BEGIN Provided data

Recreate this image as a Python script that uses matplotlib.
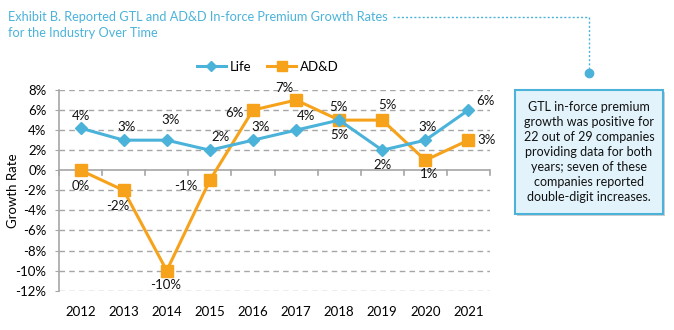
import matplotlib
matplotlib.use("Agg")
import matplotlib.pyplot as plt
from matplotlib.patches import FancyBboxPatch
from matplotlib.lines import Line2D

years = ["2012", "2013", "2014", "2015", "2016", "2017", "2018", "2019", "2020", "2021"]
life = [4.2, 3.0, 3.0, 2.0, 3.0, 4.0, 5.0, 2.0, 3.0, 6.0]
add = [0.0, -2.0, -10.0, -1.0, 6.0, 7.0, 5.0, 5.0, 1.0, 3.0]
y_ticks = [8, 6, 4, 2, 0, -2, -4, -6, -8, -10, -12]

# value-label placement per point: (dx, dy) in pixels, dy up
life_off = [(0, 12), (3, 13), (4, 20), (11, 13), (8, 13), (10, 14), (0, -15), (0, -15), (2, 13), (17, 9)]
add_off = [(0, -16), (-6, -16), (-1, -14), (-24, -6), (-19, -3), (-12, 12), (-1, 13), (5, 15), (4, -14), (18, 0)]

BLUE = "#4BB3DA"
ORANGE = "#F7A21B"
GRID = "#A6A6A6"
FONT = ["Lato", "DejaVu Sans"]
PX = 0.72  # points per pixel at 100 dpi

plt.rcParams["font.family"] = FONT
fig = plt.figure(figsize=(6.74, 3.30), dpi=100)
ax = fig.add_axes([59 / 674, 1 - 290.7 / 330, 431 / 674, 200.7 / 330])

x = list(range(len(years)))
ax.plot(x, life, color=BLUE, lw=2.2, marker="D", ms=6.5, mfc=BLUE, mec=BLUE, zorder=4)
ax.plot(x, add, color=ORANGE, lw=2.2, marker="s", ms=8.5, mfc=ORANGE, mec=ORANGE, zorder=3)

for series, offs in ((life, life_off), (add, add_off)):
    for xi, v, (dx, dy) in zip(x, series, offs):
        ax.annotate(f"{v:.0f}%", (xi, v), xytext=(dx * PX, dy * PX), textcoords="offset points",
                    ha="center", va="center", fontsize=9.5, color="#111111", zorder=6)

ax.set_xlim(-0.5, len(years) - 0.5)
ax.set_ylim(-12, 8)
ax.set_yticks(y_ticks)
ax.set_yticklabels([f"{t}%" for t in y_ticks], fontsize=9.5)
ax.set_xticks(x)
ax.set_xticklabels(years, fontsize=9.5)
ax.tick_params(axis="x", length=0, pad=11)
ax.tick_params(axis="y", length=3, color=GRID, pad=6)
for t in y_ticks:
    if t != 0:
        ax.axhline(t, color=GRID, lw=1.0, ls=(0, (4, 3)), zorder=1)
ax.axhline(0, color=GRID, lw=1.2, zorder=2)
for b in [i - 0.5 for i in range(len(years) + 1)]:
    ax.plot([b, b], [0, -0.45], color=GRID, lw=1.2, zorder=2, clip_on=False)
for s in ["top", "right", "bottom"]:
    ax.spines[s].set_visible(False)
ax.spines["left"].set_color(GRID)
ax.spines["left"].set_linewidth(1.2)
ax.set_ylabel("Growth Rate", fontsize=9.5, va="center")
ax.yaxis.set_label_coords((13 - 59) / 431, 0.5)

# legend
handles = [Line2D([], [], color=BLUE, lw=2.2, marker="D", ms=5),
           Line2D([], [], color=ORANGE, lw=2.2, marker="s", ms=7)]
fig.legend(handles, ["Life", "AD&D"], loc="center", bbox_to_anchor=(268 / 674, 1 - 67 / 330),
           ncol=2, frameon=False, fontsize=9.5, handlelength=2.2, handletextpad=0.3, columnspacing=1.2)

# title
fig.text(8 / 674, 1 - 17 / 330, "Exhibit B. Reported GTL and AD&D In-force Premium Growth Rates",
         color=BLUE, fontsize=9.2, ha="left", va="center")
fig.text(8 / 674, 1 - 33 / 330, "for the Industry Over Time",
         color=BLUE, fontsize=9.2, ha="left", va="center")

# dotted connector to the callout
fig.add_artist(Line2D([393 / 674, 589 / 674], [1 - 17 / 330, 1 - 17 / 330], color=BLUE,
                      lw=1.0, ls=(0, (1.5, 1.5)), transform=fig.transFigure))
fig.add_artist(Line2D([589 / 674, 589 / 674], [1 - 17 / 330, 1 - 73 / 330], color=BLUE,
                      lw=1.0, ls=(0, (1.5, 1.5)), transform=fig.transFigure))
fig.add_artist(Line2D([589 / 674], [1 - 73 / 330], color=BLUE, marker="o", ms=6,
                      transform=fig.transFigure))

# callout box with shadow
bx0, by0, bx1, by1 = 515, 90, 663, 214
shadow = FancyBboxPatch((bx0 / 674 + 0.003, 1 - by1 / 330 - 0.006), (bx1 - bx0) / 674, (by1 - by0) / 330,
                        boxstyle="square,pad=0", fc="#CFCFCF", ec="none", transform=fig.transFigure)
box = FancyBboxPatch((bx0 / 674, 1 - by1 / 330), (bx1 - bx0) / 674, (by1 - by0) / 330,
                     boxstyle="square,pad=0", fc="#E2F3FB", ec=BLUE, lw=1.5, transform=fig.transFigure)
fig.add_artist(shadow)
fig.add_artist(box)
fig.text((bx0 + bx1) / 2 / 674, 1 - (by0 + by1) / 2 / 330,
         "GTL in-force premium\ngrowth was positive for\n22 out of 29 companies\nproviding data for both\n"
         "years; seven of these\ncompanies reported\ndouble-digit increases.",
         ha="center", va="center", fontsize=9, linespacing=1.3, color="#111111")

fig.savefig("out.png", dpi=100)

END Provided data

- _The problem_
Which lines contain "matplotlib"? Copy each of them out.

- _Written solution_
Recreate this image as a Python script that uses matplotlib.
import matplotlib
matplotlib.use("Agg")
import matplotlib.pyplot as plt
from matplotlib.patches import FancyBboxPatch
from matplotlib.lines import Line2D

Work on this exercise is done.